>>>

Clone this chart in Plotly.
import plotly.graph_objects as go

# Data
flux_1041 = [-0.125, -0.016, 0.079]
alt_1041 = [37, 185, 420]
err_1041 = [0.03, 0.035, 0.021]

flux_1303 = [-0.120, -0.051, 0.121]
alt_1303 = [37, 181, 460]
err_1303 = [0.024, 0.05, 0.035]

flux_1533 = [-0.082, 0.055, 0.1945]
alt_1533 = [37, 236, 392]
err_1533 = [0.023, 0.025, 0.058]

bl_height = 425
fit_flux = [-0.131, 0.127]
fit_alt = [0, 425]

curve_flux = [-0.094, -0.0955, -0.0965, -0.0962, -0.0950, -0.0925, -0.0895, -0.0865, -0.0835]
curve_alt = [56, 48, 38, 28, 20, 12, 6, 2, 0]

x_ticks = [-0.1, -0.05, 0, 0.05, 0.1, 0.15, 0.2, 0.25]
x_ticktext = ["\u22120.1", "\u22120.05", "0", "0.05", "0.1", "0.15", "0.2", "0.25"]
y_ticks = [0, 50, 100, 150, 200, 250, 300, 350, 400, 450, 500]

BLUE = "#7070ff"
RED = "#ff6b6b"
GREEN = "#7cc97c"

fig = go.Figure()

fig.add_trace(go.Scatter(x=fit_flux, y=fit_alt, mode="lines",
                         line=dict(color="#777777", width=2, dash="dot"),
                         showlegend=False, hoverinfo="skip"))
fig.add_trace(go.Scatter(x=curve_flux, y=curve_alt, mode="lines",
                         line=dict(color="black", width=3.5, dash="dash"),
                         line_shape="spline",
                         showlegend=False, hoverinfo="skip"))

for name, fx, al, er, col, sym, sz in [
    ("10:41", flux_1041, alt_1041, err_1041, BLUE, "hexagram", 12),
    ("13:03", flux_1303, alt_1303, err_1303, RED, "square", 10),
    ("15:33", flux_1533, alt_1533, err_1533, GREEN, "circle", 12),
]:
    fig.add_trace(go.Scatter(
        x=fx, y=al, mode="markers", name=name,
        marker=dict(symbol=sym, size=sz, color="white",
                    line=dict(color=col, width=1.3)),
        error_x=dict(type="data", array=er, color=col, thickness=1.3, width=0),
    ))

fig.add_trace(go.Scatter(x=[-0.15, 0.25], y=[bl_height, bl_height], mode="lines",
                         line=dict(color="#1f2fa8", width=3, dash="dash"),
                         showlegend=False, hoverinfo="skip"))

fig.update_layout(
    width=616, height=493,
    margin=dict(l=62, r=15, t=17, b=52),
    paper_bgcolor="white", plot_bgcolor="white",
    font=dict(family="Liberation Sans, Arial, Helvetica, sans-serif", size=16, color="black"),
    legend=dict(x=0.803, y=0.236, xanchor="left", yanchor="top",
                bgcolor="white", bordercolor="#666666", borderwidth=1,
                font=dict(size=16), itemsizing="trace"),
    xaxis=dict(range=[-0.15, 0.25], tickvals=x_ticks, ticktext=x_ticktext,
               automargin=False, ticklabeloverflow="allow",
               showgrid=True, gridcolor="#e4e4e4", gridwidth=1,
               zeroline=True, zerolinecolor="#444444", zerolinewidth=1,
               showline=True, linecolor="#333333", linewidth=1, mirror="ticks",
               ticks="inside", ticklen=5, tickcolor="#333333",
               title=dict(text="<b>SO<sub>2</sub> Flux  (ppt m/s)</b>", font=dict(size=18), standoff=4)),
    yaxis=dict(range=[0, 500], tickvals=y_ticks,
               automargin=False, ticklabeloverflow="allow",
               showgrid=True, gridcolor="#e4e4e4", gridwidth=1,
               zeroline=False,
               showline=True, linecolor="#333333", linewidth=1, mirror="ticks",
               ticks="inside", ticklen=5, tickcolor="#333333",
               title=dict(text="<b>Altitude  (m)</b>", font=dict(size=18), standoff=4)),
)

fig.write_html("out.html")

<<<

▶ [SHORT TASK]: Give every line of the material again, exactly as it reads.

▶ [PROBLEM SOLUTION]:
Clone this chart in Plotly.
import plotly.graph_objects as go

# Data
flux_1041 = [-0.125, -0.016, 0.079]
alt_1041 = [37, 185, 420]
err_1041 = [0.03, 0.035, 0.021]

flux_1303 = [-0.120, -0.051, 0.121]
alt_1303 = [37, 181, 460]
err_1303 = [0.024, 0.05, 0.035]

flux_1533 = [-0.082, 0.055, 0.1945]
alt_1533 = [37, 236, 392]
err_1533 = [0.023, 0.025, 0.058]

bl_height = 425
fit_flux = [-0.131, 0.127]
fit_alt = [0, 425]

curve_flux = [-0.094, -0.0955, -0.0965, -0.0962, -0.0950, -0.0925, -0.0895, -0.0865, -0.0835]
curve_alt = [56, 48, 38, 28, 20, 12, 6, 2, 0]

x_ticks = [-0.1, -0.05, 0, 0.05, 0.1, 0.15, 0.2, 0.25]
x_ticktext = ["\u22120.1", "\u22120.05", "0", "0.05", "0.1", "0.15", "0.2", "0.25"]
y_ticks = [0, 50, 100, 150, 200, 250, 300, 350, 400, 450, 500]

BLUE = "#7070ff"
RED = "#ff6b6b"
GREEN = "#7cc97c"

fig = go.Figure()

fig.add_trace(go.Scatter(x=fit_flux, y=fit_alt, mode="lines",
                         line=dict(color="#777777", width=2, dash="dot"),
                         showlegend=False, hoverinfo="skip"))
fig.add_trace(go.Scatter(x=curve_flux, y=curve_alt, mode="lines",
                         line=dict(color="black", width=3.5, dash="dash"),
                         line_shape="spline",
                         showlegend=False, hoverinfo="skip"))

for name, fx, al, er, col, sym, sz in [
    ("10:41", flux_1041, alt_1041, err_1041, BLUE, "hexagram", 12),
    ("13:03", flux_1303, alt_1303, err_1303, RED, "square", 10),
    ("15:33", flux_1533, alt_1533, err_1533, GREEN, "circle", 12),
]:
    fig.add_trace(go.Scatter(
        x=fx, y=al, mode="markers", name=name,
        marker=dict(symbol=sym, size=sz, color="white",
                    line=dict(color=col, width=1.3)),
        error_x=dict(type="data", array=er, color=col, thickness=1.3, width=0),
    ))

fig.add_trace(go.Scatter(x=[-0.15, 0.25], y=[bl_height, bl_height], mode="lines",
                         line=dict(color="#1f2fa8", width=3, dash="dash"),
                         showlegend=False, hoverinfo="skip"))

fig.update_layout(
    width=616, height=493,
    margin=dict(l=62, r=15, t=17, b=52),
    paper_bgcolor="white", plot_bgcolor="white",
    font=dict(family="Liberation Sans, Arial, Helvetica, sans-serif", size=16, color="black"),
    legend=dict(x=0.803, y=0.236, xanchor="left", yanchor="top",
                bgcolor="white", bordercolor="#666666", borderwidth=1,
                font=dict(size=16), itemsizing="trace"),
    xaxis=dict(range=[-0.15, 0.25], tickvals=x_ticks, ticktext=x_ticktext,
               automargin=False, ticklabeloverflow="allow",
               showgrid=True, gridcolor="#e4e4e4", gridwidth=1,
               zeroline=True, zerolinecolor="#444444", zerolinewidth=1,
               showline=True, linecolor="#333333", linewidth=1, mirror="ticks",
               ticks="inside", ticklen=5, tickcolor="#333333",
               title=dict(text="<b>SO<sub>2</sub> Flux  (ppt m/s)</b>", font=dict(size=18), standoff=4)),
    yaxis=dict(range=[0, 500], tickvals=y_ticks,
               automargin=False, ticklabeloverflow="allow",
               showgrid=True, gridcolor="#e4e4e4", gridwidth=1,
               zeroline=False,
               showline=True, linecolor="#333333", linewidth=1, mirror="ticks",
               ticks="inside", ticklen=5, tickcolor="#333333",
               title=dict(text="<b>Altitude  (m)</b>", font=dict(size=18), standoff=4)),
)

fig.write_html("out.html")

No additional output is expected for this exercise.